The next discovery was the fire extinguisher head above the room was not installed right when they turned on the water. Brand new machine soaked in the brackish waster.

fl7305 · on Nov 28, 2023

Thanks, good answer.

I've been in other types of very stressful situations. Simple things like getting hold of the right person or the right tool can be astonishingly time consuming in a tight spot.

JumpCrisscross · on Nov 28, 2023

> Being out of the market for even a few hours is fairly easily to come back from

Not if you’re dynamically hedging an options book.

KMag · on Nov 28, 2023

Fair enough. At Goldman, I don't recall our options and equities trading systems simultaneously having outages, so I think we could always shed risk by reducing our options exposure if the auto-hedger was unable to delta-hedge in the equities market. I'm not actually sure if the relative independence of the options and equity execution systems was intentional.

I did some work with connecting the options auto-hedger to the equity execution system, and certainly failures on the delta-one side prevented increasing exposure on the options side. "How long can we be out of the equities market and still be certain of meeting our options market-making obligations with the Hong Kong Exchange?" did come up a couple of times.

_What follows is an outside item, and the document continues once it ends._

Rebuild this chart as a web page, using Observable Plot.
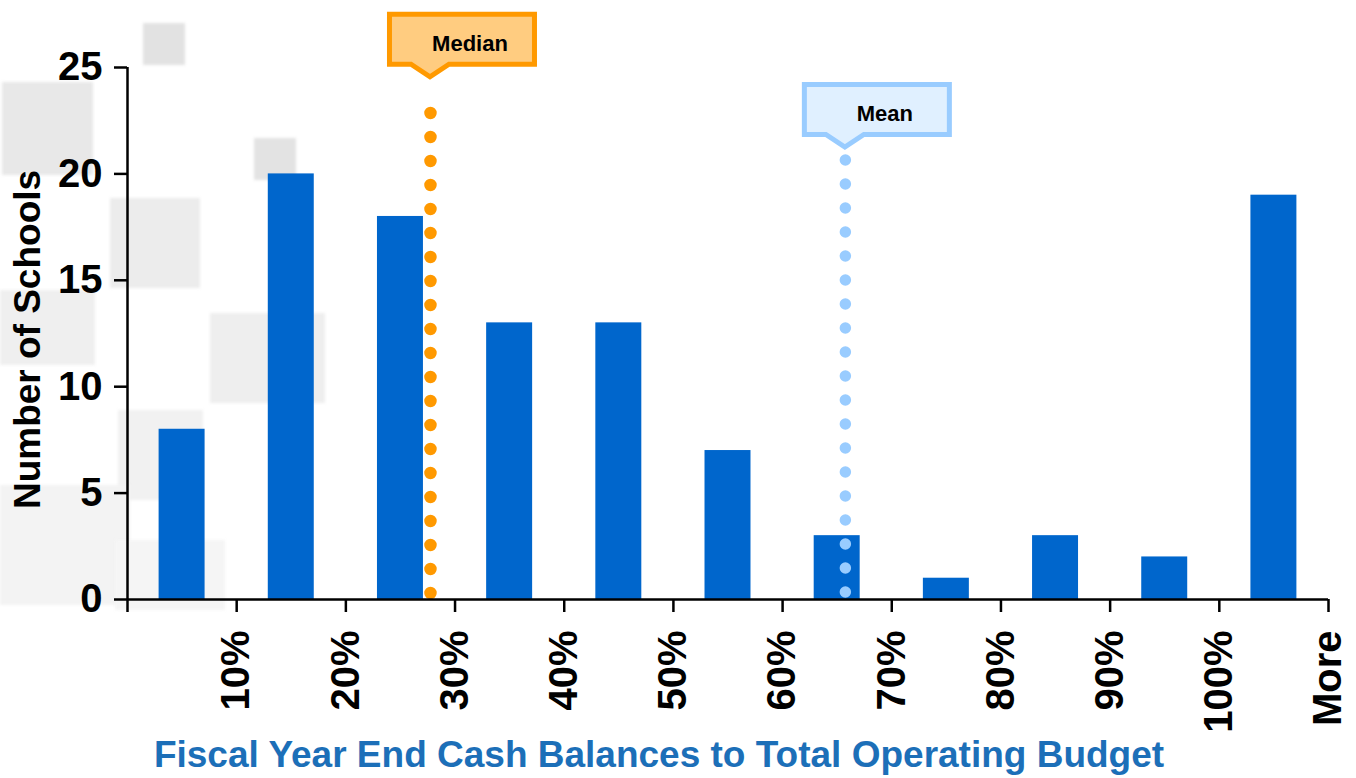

Depending on exactly where the outage was, there was potentially also the option of manually hedging the options book like the bad-old days. (Execution engines failed, but order management system and exchange connectivity still intact would be one such scenario.)

yellowstuff · on Nov 28, 2023

That's what always struck me about this story. I like to think that if I was in the room we would've turned the system off at 9:31 when we knew it was working abnormally but didn't know why. Instead they let it run for over an hour while they tried to QA it. I've heard that Knight had no kill switch to stop all systems from trading, which seems like by far the biggest mistake they made.

pclmulqdq · on Nov 28, 2023

As far as I know, Knight did not have a "clean" kill switch, but they did have the ability to shut everything down. If they killed trading, that meant killing some processes that would screw up their accounting, which would mean losing the rest of the trading day.

Firms I worked at after the fact tried to make sure the kill switch was non-disruptive, and actually did push it once or twice.

neomantra · on Nov 29, 2023

Thanks for the write up. Always interesting to read different takes on it.

This is the first time I’ve read that the PowerPeg flag issue was specifically related to Protobuf definition changes. Other reports were vague on how that flag was expressed (I guessed it might have been C++ enum bit field reuse).